What’s the most common mistake people make when trying to set limits with a narcissist?
Over-explaining. When you justify a boundary at length, you’re implicitly inviting a debate about whether your reasoning is valid. A narcissist will find the weakest point in your explanation and pull the whole structure apart. Stating a limit simply and without extensive justification removes that opening. You don’t owe anyone a detailed case for why your needs are legitimate.
Is it possible to maintain a healthy relationship with a narcissist?
In most cases, a genuinely reciprocal and emotionally healthy relationship with a narcissist isn’t realistic, because reciprocity requires empathy that narcissistic personality traits work against. What is possible, in situations where distance isn’t an option, is a managed relationship with clear structural limits. Keeping interactions shorter, more task-focused, and emotionally contained can reduce harm. The goal shifts from connection to containment, and that’s a legitimate and protective choice.
How do I recover after a draining interaction with a narcissist?
Give yourself genuine solitude and sensory calm as quickly as possible. That means reducing noise, light, and social demands in the hours after a difficult interaction. Physical movement, whether a walk or any other low-stimulation activity, helps discharge the stress response.
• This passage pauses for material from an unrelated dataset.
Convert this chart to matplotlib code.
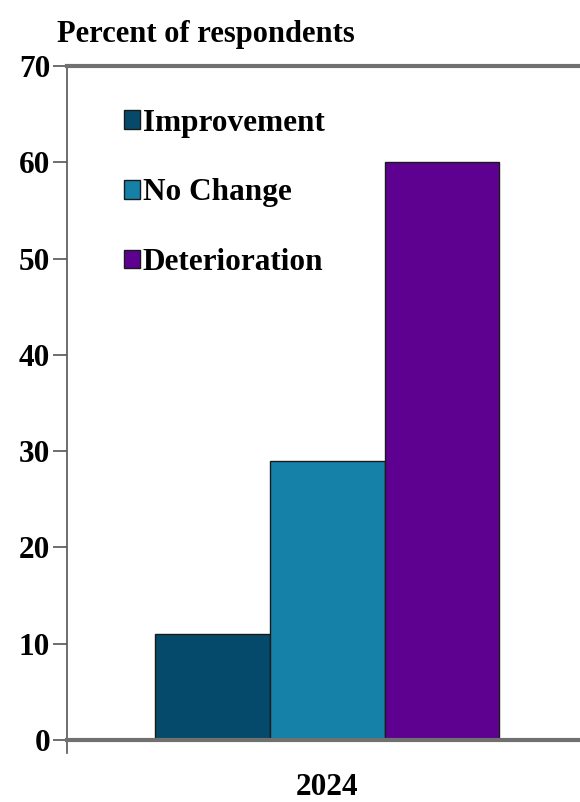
import numpy as np
import matplotlib.pyplot as plt

# survey shares for one year
year = "2024"
categories = ["Improvement", "No Change", "Deterioration"]
values = [11, 29, 60]
colors = ["#054a6a", "#1580a8", "#5e0090"]
yticks = [0, 10, 20, 30, 40, 50, 60, 70]

plt.rcParams['font.family'] = ['Liberation Serif', 'DejaVu Serif']
plt.rcParams['font.weight'] = 'bold'

fig = plt.figure(figsize=(5.8, 8.02), dpi=100)
ax = fig.add_axes([0.1155, 0.0773, 0.8845, 0.8404])

width = 0.224
offsets = (np.arange(len(categories)) - 1) * width
for off, v, c, lab in zip(offsets, values, colors, categories):
    ax.bar(off, v, width=width, color=c, edgecolor="#1a1a1a",
           linewidth=1.0, label=lab)

ax.set_ylim(0, 70)
ax.set_xlim(-0.507, 0.493)
ax.set_yticks(yticks)
ax.set_xticks([0])
ax.set_xticklabels([year])
ax.tick_params(axis='y', length=10, width=1.2, color="#555555",
               labelsize=22.5, pad=2)
ax.tick_params(axis='x', length=0, labelsize=22.5, pad=24)

ax.spines['right'].set_visible(False)
ax.spines['top'].set_color("#707070")
ax.spines['top'].set_linewidth(3)
ax.spines['bottom'].set_color("#707070")
ax.spines['bottom'].set_linewidth(3)
ax.spines['left'].set_color("#555555")
ax.spines['left'].set_linewidth(1.2)

# left axis runs a little past zero
ax.plot([0, 0], [0, -0.02], transform=ax.transAxes, color="#555555",
        lw=1.2, clip_on=False)

ax.text(-0.02, 1.025, "Percent of respondents", transform=ax.transAxes,
        fontsize=22, ha='left', va='bottom')

ax.legend(loc='upper left', bbox_to_anchor=(0.087, 0.955), frameon=False,
          fontsize=22.5, handlelength=0.5, handleheight=0.55,
          handletextpad=0.1, labelspacing=1.3, borderaxespad=0)

fig.savefig("out.png", dpi=100)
Journaling can help you re-anchor your own perceptions after a conversation that may have tried to distort them. And connecting with someone you trust, even briefly, can help restore your sense of reality when someone else has been working to undermine it.
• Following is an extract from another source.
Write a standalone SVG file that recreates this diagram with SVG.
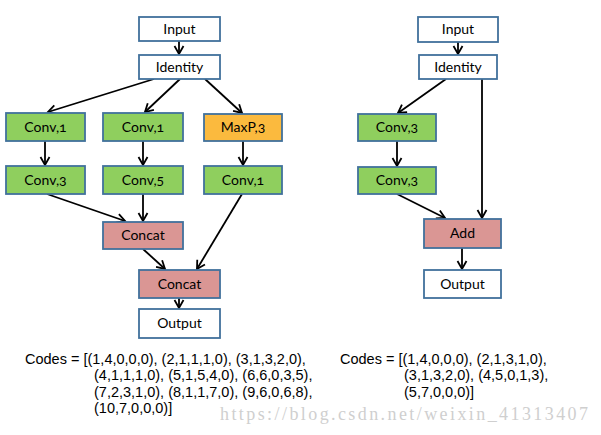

When should I consider ending the relationship entirely?
When the cost of maintaining the relationship consistently outweighs any benefit, and when your efforts to hold limits are having no effect on the pattern of behavior, distance becomes the most protective option available. Signs that you’ve reached that point include persistent self-doubt that wasn’t there before the relationship, a sense of chronic depletion that doesn’t resolve even with rest, and a growing disconnection from your own perceptions and values. Those are signals worth taking seriously, not minimizing.